Ljubljana – Cooperation is the key to boosting innovation, agreed the participants at the Pan-European Innovation Ecosystem international conference, organised at the start of Slovenia’s EU presidency. There were also calls for cooperation between businesses and academia.
In a video address, Economy Minister Zdravko Počivalšek stressed that the Slovenian EU presidency aimed to encourage debate on building a bright future for the coming generations.
“We believe we need to build a circular, creative and smart economy and society as a whole,” he said, adding that Slovenia will now need to implement the industrial strategy for 2021-2030.
“We want to accelerate development, innovation and competitiveness. Our aim is to strengthen the economy, so that it will be able to cope with green and digital transition.
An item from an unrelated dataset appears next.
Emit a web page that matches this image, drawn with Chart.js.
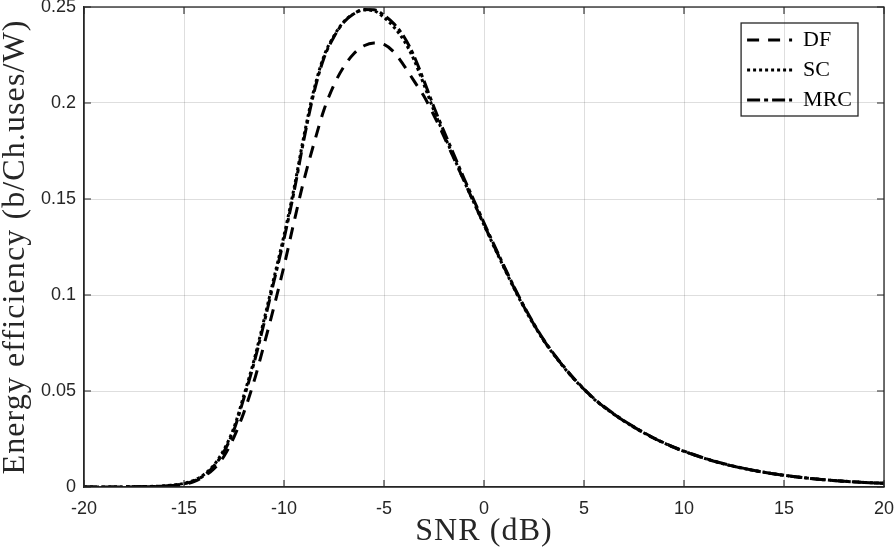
<!DOCTYPE html>
<html>
<head>
<meta charset="utf-8">
<title>Energy efficiency vs SNR</title>
<script src="https://cdn.jsdelivr.net/npm/chart.js@4.4.1/dist/chart.umd.min.js"></script>
<style>
  html, body { margin: 0; padding: 0; background: #fff; }
  #wrap { width: 894px; height: 554px; }
</style>
</head>
<body>
<div id="wrap"><canvas id="myChart"></canvas></div>
<script>
// SNR (dB) sample points
const snr = [-20, -19, -18, -17, -16, -15.5, -15, -14.5, -14, -13.5, -13, -12.5, -12, -11.5, -11, -10.5,
  -10, -9.5, -9, -8.5, -8, -7.5, -7, -6.5, -6, -5.5, -5, -4.5, -4, -3.5, -3, -2.5, -2, -1.5, -1, -0.5,
  0, 0.5, 1, 1.5, 2, 2.5, 3, 3.5, 4, 4.5, 5, 5.5, 6, 6.5, 7, 7.5, 8, 8.5, 9, 9.5, 10,
  11, 12, 13, 14, 15, 16, 17, 18, 19, 20]

// energy efficiency (b/Ch.uses/W)
const df = [0, 0.00001, 0.00004, 0.00015, 0.0004, 0.0008, 0.0013, 0.0028, 0.0055, 0.0095, 0.016, 0.026, 0.039, 0.055, 0.074, 0.094,
  0.115, 0.138, 0.160, 0.179, 0.1965, 0.2095, 0.219, 0.2258, 0.2298, 0.2313, 0.2305, 0.2265, 0.2195, 0.2115, 0.2035, 0.1935, 0.1825, 0.171, 0.1595, 0.148,
  0.1367, 0.1255, 0.1145, 0.1038, 0.0938, 0.0846, 0.0762, 0.069, 0.0624, 0.0563, 0.0509, 0.046, 0.0417, 0.0379, 0.0344, 0.0312, 0.0282, 0.0254, 0.0229, 0.0206, 0.0186,
  0.015, 0.012, 0.0096, 0.0077, 0.0061, 0.0048, 0.0038, 0.003, 0.0024, 0.0019]

const sc = [0, 0.00002, 0.00006, 0.0002, 0.0006, 0.0011, 0.0019, 0.0035, 0.0065, 0.0115, 0.0195, 0.031, 0.048, 0.066, 0.087, 0.109,
  0.131, 0.1555, 0.183, 0.207, 0.2245, 0.235, 0.2425, 0.2465, 0.2485, 0.248, 0.2445, 0.2395, 0.2325, 0.2225, 0.2095, 0.196, 0.1835, 0.1715, 0.1595, 0.148,
  0.1365, 0.1252, 0.1142, 0.1035, 0.0935, 0.0843, 0.076, 0.0688, 0.0622, 0.0562, 0.0508, 0.0458, 0.0416, 0.0378, 0.0343, 0.0311, 0.0281, 0.0254, 0.0229, 0.0206, 0.0186,
  0.015, 0.012, 0.0096, 0.0077, 0.0061, 0.0048, 0.0038, 0.003, 0.0024, 0.0019]

const mrc = [0, 0.00002, 0.00005, 0.0002, 0.0005, 0.001, 0.0017, 0.0032, 0.006, 0.011, 0.0185, 0.0298, 0.0465, 0.0645, 0.0852, 0.1072,
  0.1292, 0.1537, 0.1812, 0.2055, 0.2235, 0.2345, 0.2422, 0.2465, 0.2487, 0.2486, 0.2457, 0.2412, 0.2345, 0.2245, 0.2115, 0.1978, 0.1852, 0.173, 0.1608, 0.1492,
  0.1376, 0.1262, 0.1151, 0.1043, 0.0942, 0.0849, 0.0765, 0.0692, 0.0626, 0.0565, 0.0511, 0.0461, 0.0419, 0.038, 0.0345, 0.0313, 0.0283, 0.0255, 0.023, 0.0207, 0.0187,
  0.0151, 0.0121, 0.0097, 0.0077, 0.0061, 0.0048, 0.0038, 0.003, 0.0024, 0.0019]

const xTicks = [-20, -15, -10, -5, 0, 5, 10, 15, 20]
const yTicks = [0, 0.05, 0.1, 0.15, 0.2, 0.25]

const axisColor = '#262626'
const serif = "'Liberation Serif', 'Times New Roman', serif"
const sans = "'Liberation Sans', Arial, sans-serif"
const legendSize = 22
const legendPad = 8
const sampleWidth = 45
const tickLen = 7

const toPoints = ys => snr.map((x, i) => ({ x, y: ys[i] }))

// the LaTeX font is wider than Times, so space out the axis titles a little
function spacedTitle (scale) {
  const draw = Chart.Scale.prototype.drawTitle
  scale.drawTitle = function () {
    this.ctx.save()
    this.ctx.letterSpacing = '1.1px'
    draw.call(this)
    this.ctx.restore()
  }
}

// box round the axes, inward ticks, legend moved into the top right corner with a frame
const framePlugin = {
  id: 'frame',
  afterLayout (chart) {
    const lg = chart.legend
    const ca = chart.chartArea
    const ctx = chart.ctx
    ctx.save()
    ctx.font = `${legendSize}px ${serif}`
    const textW = Math.max(...chart.data.datasets.map(d => ctx.measureText(d.label).width))
    ctx.restore()
    const itemW = sampleWidth + legendSize / 2 + textW
    const n = chart.data.datasets.length
    const x0 = ca.right - 26 - itemW - 12
    const y0 = ca.top + 16
    lg.left = x0 + 6 - legendPad
    lg.right = lg.left + itemW + 2 * legendPad + 10
    lg.top = y0 + 6 - legendPad
    lg.bottom = ca.bottom
    this._box = { x0, y0, w: itemW + 12, h: 6 + n * legendSize + (n - 1) * legendPad + 5 }
    spacedTitle(chart.scales.x)
    spacedTitle(chart.scales.y)
  },
  afterDraw (chart) {
    const { ctx, chartArea: { left, top, right, bottom }, scales: { x, y } } = chart
    ctx.save()
    ctx.strokeStyle = axisColor
    ctx.lineWidth = 1.1
    ctx.beginPath()
    x.ticks.forEach(t => {
      const px = x.getPixelForValue(t.value)
      ctx.moveTo(px, bottom); ctx.lineTo(px, bottom - tickLen)
      ctx.moveTo(px, top); ctx.lineTo(px, top + tickLen)
    })
    y.ticks.forEach(t => {
      const py = y.getPixelForValue(t.value)
      ctx.moveTo(left, py); ctx.lineTo(left + tickLen, py)
      ctx.moveTo(right, py); ctx.lineTo(right - tickLen, py)
    })
    ctx.stroke()
    ctx.lineWidth = 1.3
    ctx.strokeRect(left, top, right - left, bottom - top)
    const b = this._box
    if (b) ctx.strokeRect(b.x0, b.y0, b.w, b.h)
    ctx.restore()
  },
}

new Chart(document.getElementById('myChart'), {
  type: 'line',
  data: {
    datasets: [
      {
        label: 'DF',
        data: toPoints(df),
        borderColor: '#000',
        borderWidth: 3,
        borderDash: [12, 9],
      },
      {
        label: 'SC',
        data: toPoints(sc),
        borderColor: '#000',
        borderWidth: 3,
        borderDash: [3, 3],
      },
      {
        label: 'MRC',
        data: toPoints(mrc),
        borderColor: '#000',
        borderWidth: 3,
        borderDash: [13, 4, 4, 4],
      },
    ],
  },
  options: {
    responsive: true,
    maintainAspectRatio: false,
    animation: false,
    layout: { padding: { top: 7, right: 10, left: 0, bottom: 0 } },
    elements: {
      point: { radius: 0 },
      line: { cubicInterpolationMode: 'monotone', fill: false },
    },
    plugins: {
      tooltip: { enabled: false },
      legend: {
        position: 'chartArea',
        align: 'start',
        labels: {
          color: '#000',
          font: { family: serif, size: legendSize },
          usePointStyle: true,
          pointStyle: 'line',
          pointStyleWidth: sampleWidth,
          padding: legendPad,
          generateLabels (chart) {
            const items = Chart.defaults.plugins.legend.labels.generateLabels(chart)
            items.forEach((item, i) => {
              const ds = chart.data.datasets[i]
              item.lineDash = ds.borderDash
              item.lineWidth = ds.borderWidth
              item.strokeStyle = ds.borderColor
              item.pointStyle = 'line'
            })
            return items
          },
        },
      },
    },
    scales: {
      x: {
        type: 'linear',
        min: xTicks[0],
        max: xTicks[xTicks.length - 1],
        afterFit (scale) {
          scale.height = 67
          scale.paddingLeft = 0
          scale.paddingRight = 0
        },
        afterBuildTicks (scale) { scale.ticks = xTicks.map(v => ({ value: v })) },
        ticks: {
          color: axisColor,
          font: { family: sans, size: 18 },
          padding: 11,
          maxRotation: 0,
          callback: v => String(v),
        },
        grid: { color: 'rgba(0,0,0,0.13)', drawTicks: false },
        border: { color: axisColor, width: 1.3 },
        title: {
          display: true,
          text: 'SNR (dB)',
          color: axisColor,
          font: { family: serif, size: 32 },
          padding: { top: 0, bottom: 3 },
        },
      },
      y: {
        min: yTicks[0],
        max: yTicks[yTicks.length - 1],
        afterFit (scale) {
          scale.width = 84
          scale.paddingTop = 0
          scale.paddingBottom = 0
        },
        afterBuildTicks (scale) { scale.ticks = yTicks.map(v => ({ value: v })) },
        ticks: {
          color: axisColor,
          font: { family: sans, size: 18 },
          padding: 8,
          callback: v => String(Number(v.toFixed(2))),
        },
        grid: { color: 'rgba(0,0,0,0.13)', drawTicks: false },
        border: { color: axisColor, width: 1.3 },
        title: {
          display: true,
          text: 'Energy efficiency (b/Ch.uses/W)',
          color: axisColor,
          font: { family: serif, size: 32, lineHeight: 1 },
          padding: { top: 0, bottom: 0 },
        },
      },
    },
  },
  plugins: [framePlugin],
})
</script>
</body>
</html>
That is a key factor for success in the 21st century,” Počivalšek said.
Slovenia is among the more modestly performing countries in the European innovation rankings, said Tibor Šimonka, president of the Chamber of Commerce and Industry of Slovenia.
Nevertheless, some Slovenian companies have developed breakthrough innovations over the last 30 years, and Šimonka believes that such successes were achieved by those with a clear vision, open hands, eyes, ears and brains, willing to work together.
Isidro Laso Ballesteros, Cabinet Expert for Innovation, Research, Education, Culture and Youth at the European Commission, agreed on the need for cooperation in the field of innovation.
He said that Europe fell behind the path taken by the US twenty years ago, but could become a leader in the next generation of innovation if it could only manage to properly connect start-ups with industry, which is very strong in Europe.
The European Commission therefore wants to see a pan-European innovation system, involving local ecosystems and linking two key elements – human and financial capital.
Jernej Salecl, director general of the directorate for internationalisation, entrepreneurship and technology at the Economy Ministry, said that Spirit Slovenia, the government’s investment promotion agency, has a key role to play in establishing and coordinating the innovation ecosystem in Slovenia.
Salecl believes it is up to the government to increase funding for research and development, although he also called on business to spend more on R&D, and on academics to incorporate more entrepreneurial logic, as inventions also need to be sold on the market. “It is only by working together that we will be able to move into the future,” he concluded.
The conference was organised by the Chamber of Commerce and Industry, with the support of the Economy Ministry and Spirit Slovenia.